We have two matches now before the end of this month, at home against Motherwell and then away against Lazio. Two important games for their own reasons. That sees us through to the end of November, and pushes us into December.
It has been one Hell of a month. Next month is going to be flat out crazy, opening with St Johnstone away on 3 December and not letting up. We hurtle straight into the game against Hibs three days later, at Celtic Park. Four days after that we take on McInnes’ mob on their horrendous plastic pitch, our first visit there since going out of the League Cup.
Three days later is our final European game, against the Dutch club Feyenoord, at home. That’s on 13 December. On 16 December we have Hearts at home. The seven-day rest before Livingston come to Celtic Park on 23 December is our only midweek off.

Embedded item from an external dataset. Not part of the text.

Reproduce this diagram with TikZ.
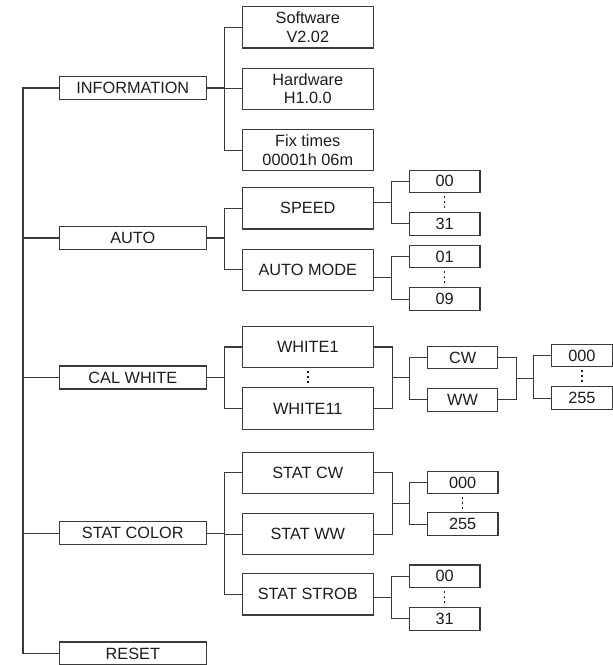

It’s Dundee away, three days later, and three after that it’s the Ibrox club coming to our home ground on 30 December before we round off the games until the winter break with St Mirren away.
That’s a mammoth number of games in a short time; weeks like these, where it seems to go on forever, are a thing of the past for a while. The sheer number of Celtic we’re going to play before the turn of the year could turn this into a make-or-break spell.
Fortunately, most of these games are at home but we should not underestimate the St Mirren and Kilmarnock away days, not in fact any of our opponents even at Celtic Park.
This is the kind of run that tests squads to the limit.
I think ours is good enough and strong enough, but the injury to Palma last night was the kind of thing we can do without. We don’t know timeframes on certain injuries or when players are expected to be back, but it’s not impossible that we will go through the year without Maeda, Abada and Hatate.
When modern critics of the number of games complain that players aren’t getting adequate rest – with even summers no longer sacrosanct, as filled with tournaments and tours and cash-grabs as they are, not to mention European qualifiers which get earlier all the time, this is the kind of schedule they are talking about.
If we get through it with a series of wins, then that’s huge. Because the side across the city has an even more nightmarish fixture schedule, involving having to travel to several of the toughest away grounds. We remain the only story, the onus remains on us to do our own business and let them worry about their own form.
It will require us keeping everyone fit. Rotating the squad to make sure people aren’t burned out. To keep winning, and doing so in a way that doesn’t leave us scrapping for points. But we’re good enough.
We’ve seen that on the away run from the first section … although it’s hard to remember us playing so many games in a short space of time.
I think our squad is in better nick than the one across town, even with critical injuries. That, I reckon, is what will tell over the course of the coming month. And the coming month might well be the one that decides the destination of the title.